- **YOUR OBJECTIVE**:
Read the records below. Copy each line where the string "chart" occurs.

- **GIVEN RECORDS**:

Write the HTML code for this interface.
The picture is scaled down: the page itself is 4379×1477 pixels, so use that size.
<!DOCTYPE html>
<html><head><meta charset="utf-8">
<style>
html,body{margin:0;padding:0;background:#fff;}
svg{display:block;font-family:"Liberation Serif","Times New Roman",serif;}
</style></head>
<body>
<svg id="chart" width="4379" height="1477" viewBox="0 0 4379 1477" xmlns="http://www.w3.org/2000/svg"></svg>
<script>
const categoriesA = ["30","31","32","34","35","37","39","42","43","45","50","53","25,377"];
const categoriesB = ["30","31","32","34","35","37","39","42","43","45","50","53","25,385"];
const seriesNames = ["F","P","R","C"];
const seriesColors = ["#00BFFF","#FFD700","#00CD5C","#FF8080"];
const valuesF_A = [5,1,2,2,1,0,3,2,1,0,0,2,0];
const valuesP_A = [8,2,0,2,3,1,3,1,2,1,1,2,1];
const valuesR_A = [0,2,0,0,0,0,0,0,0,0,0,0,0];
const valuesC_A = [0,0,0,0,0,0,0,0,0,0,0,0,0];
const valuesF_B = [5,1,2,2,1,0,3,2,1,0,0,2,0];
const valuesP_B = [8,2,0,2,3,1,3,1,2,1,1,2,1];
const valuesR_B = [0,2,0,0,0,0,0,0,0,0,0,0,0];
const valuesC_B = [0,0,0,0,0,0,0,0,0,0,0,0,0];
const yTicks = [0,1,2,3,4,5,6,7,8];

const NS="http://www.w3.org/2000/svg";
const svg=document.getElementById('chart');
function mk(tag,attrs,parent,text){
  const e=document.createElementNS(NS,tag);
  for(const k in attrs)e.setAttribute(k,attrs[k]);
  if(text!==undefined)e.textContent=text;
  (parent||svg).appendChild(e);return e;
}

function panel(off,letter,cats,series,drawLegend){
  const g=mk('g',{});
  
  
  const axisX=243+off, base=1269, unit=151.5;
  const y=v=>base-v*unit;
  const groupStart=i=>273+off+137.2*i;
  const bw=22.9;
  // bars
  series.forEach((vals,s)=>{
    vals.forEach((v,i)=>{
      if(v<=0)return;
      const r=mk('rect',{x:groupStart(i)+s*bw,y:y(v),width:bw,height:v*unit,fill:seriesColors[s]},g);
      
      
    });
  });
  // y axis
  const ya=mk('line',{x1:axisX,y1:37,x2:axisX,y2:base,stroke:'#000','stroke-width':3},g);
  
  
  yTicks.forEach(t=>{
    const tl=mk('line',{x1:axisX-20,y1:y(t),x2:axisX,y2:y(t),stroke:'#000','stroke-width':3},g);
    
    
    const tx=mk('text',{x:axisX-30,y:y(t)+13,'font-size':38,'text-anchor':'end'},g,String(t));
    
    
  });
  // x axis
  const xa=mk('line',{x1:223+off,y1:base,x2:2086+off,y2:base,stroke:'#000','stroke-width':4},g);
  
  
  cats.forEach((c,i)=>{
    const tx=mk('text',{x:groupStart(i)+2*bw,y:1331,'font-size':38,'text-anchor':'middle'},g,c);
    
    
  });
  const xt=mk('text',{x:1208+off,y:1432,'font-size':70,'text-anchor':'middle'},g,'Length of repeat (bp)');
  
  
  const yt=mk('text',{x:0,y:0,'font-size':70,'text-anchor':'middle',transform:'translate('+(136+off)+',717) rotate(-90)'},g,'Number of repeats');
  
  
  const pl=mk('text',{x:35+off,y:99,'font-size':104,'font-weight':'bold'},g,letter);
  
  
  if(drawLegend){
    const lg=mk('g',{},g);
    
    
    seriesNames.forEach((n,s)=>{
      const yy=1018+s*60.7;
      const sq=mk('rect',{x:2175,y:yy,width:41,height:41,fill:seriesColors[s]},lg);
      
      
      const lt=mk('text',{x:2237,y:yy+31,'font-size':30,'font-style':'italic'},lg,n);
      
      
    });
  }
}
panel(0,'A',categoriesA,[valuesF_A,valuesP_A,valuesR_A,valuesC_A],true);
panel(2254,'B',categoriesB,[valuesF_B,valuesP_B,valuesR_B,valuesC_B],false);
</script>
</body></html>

---

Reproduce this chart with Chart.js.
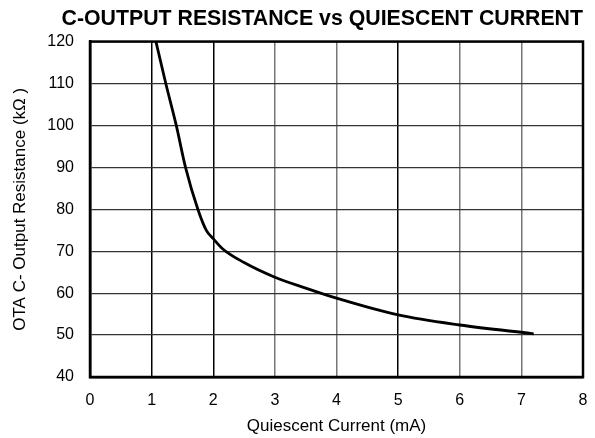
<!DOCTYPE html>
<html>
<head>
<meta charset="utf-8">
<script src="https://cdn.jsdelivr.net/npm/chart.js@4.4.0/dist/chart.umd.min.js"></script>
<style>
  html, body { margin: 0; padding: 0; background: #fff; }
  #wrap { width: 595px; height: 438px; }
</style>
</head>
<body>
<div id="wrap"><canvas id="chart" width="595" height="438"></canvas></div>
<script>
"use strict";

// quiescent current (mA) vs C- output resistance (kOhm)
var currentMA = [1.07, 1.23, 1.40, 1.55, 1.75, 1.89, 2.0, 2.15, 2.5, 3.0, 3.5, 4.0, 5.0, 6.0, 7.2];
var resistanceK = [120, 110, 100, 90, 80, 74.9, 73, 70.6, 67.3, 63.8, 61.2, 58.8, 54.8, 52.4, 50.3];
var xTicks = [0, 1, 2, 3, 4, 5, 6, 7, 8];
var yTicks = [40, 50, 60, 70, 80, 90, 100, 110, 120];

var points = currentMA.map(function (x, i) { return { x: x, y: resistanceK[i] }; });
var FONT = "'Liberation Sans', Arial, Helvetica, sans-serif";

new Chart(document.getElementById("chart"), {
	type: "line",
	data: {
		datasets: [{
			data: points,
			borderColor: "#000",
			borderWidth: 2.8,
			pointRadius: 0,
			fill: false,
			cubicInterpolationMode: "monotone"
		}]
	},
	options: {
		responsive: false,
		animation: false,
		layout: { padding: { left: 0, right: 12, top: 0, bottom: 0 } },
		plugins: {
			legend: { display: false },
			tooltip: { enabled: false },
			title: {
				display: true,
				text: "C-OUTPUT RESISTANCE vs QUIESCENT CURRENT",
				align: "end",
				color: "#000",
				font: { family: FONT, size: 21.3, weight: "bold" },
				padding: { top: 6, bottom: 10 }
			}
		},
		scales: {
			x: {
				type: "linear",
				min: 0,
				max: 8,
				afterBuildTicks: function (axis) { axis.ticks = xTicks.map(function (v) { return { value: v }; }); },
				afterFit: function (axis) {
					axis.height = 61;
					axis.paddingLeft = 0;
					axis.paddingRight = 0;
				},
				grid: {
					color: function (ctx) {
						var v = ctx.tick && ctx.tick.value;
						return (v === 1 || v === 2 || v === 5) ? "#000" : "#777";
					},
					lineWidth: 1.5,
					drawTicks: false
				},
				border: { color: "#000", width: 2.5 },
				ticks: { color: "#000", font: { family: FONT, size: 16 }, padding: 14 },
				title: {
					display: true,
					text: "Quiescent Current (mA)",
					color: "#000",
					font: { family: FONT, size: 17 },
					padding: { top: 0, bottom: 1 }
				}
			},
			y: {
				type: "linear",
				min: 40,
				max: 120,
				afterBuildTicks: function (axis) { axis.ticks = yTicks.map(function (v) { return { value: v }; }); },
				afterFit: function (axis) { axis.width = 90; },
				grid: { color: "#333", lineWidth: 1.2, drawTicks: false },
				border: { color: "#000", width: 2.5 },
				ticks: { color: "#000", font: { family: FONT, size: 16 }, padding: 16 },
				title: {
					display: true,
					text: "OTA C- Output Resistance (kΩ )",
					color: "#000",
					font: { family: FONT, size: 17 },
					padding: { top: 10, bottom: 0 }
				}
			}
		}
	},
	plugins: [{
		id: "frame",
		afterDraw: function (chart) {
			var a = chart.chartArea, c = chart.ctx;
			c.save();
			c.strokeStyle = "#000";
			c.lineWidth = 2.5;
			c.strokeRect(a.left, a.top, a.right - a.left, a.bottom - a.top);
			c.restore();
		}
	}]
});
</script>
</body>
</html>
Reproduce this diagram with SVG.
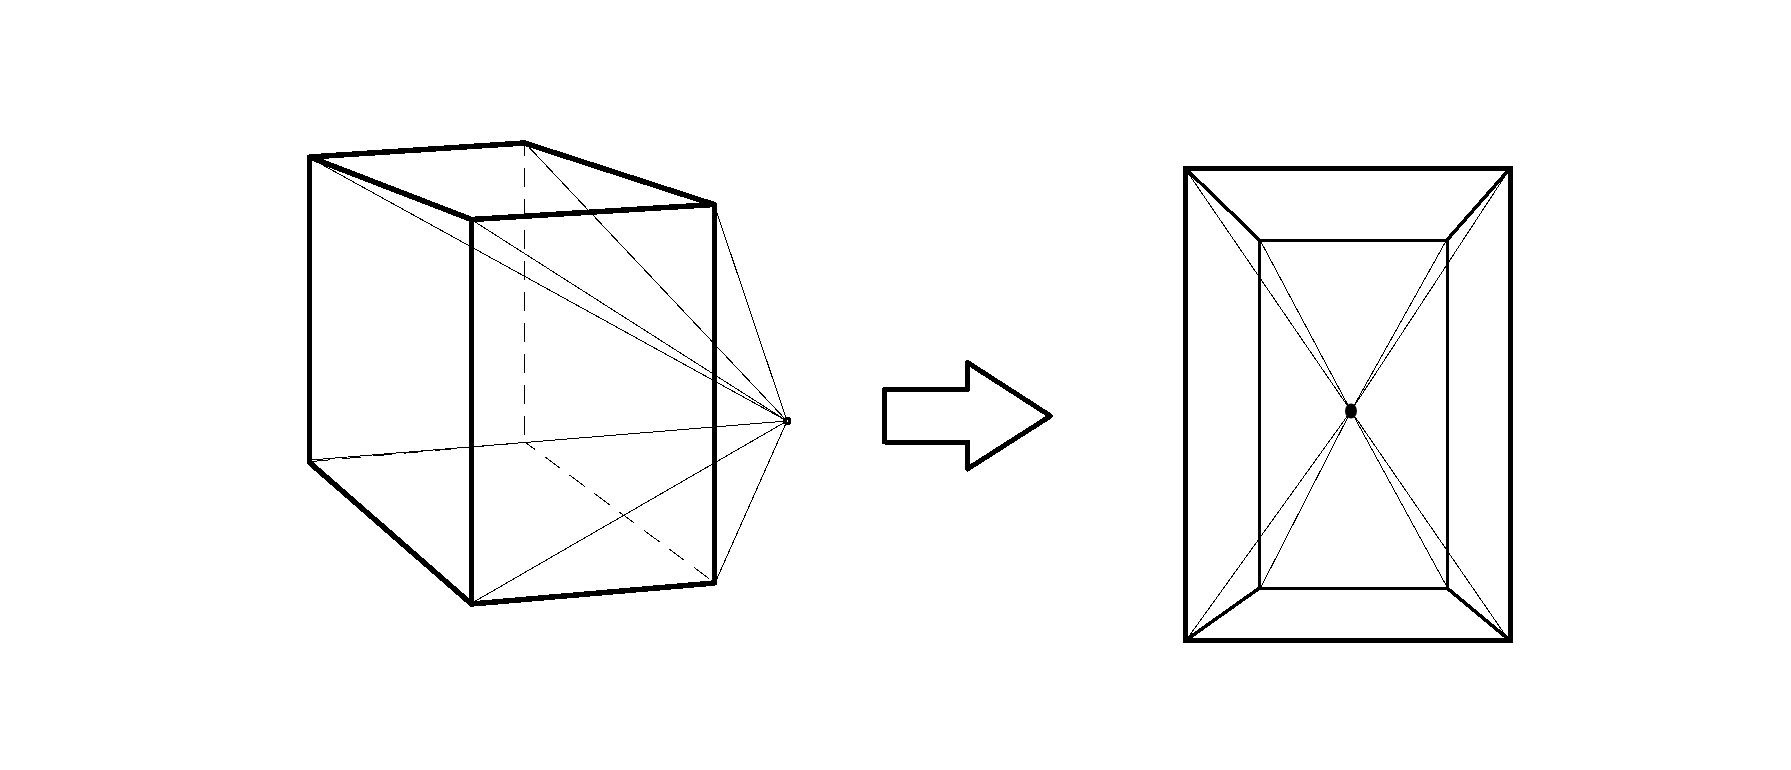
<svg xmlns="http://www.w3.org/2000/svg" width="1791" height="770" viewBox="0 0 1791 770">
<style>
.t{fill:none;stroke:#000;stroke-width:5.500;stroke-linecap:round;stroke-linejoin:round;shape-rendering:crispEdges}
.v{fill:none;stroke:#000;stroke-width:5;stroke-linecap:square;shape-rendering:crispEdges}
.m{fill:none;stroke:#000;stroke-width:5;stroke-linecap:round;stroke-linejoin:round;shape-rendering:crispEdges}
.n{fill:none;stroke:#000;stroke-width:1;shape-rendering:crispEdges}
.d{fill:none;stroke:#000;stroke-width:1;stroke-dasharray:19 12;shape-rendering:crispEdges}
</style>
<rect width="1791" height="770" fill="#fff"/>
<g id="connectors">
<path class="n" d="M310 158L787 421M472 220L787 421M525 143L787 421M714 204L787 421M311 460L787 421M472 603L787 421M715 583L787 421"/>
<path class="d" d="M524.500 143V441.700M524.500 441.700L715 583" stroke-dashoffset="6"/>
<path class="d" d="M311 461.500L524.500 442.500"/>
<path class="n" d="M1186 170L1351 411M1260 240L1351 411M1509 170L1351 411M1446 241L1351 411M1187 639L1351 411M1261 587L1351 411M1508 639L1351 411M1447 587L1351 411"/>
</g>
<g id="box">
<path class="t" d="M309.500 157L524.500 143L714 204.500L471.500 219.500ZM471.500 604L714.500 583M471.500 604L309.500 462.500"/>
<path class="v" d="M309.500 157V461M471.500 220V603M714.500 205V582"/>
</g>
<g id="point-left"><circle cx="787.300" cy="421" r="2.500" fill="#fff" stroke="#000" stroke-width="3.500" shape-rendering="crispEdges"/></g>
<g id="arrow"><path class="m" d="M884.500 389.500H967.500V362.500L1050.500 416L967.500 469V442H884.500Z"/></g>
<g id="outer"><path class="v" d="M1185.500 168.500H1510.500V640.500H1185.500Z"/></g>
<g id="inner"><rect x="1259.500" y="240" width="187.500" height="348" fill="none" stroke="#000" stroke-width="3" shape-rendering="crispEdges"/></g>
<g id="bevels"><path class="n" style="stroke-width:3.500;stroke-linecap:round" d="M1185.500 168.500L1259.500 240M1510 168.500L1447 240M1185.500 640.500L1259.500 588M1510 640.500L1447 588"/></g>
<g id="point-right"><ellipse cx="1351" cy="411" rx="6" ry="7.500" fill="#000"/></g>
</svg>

- **FINISHED TASK**:
<svg id="chart" width="4379" height="1477" viewBox="0 0 4379 1477" xmlns="http://www.w3.org/2000/svg"></svg>
const svg=document.getElementById('chart');
Reproduce this chart with Chart.js.
<script src="https://cdn.jsdelivr.net/npm/chart.js@4.4.0/dist/chart.umd.min.js"></script>
<div id="wrap"><canvas id="chart" width="595" height="438"></canvas></div>
new Chart(document.getElementById("chart"), {
		afterDraw: function (chart) {
			var a = chart.chartArea, c = chart.ctx;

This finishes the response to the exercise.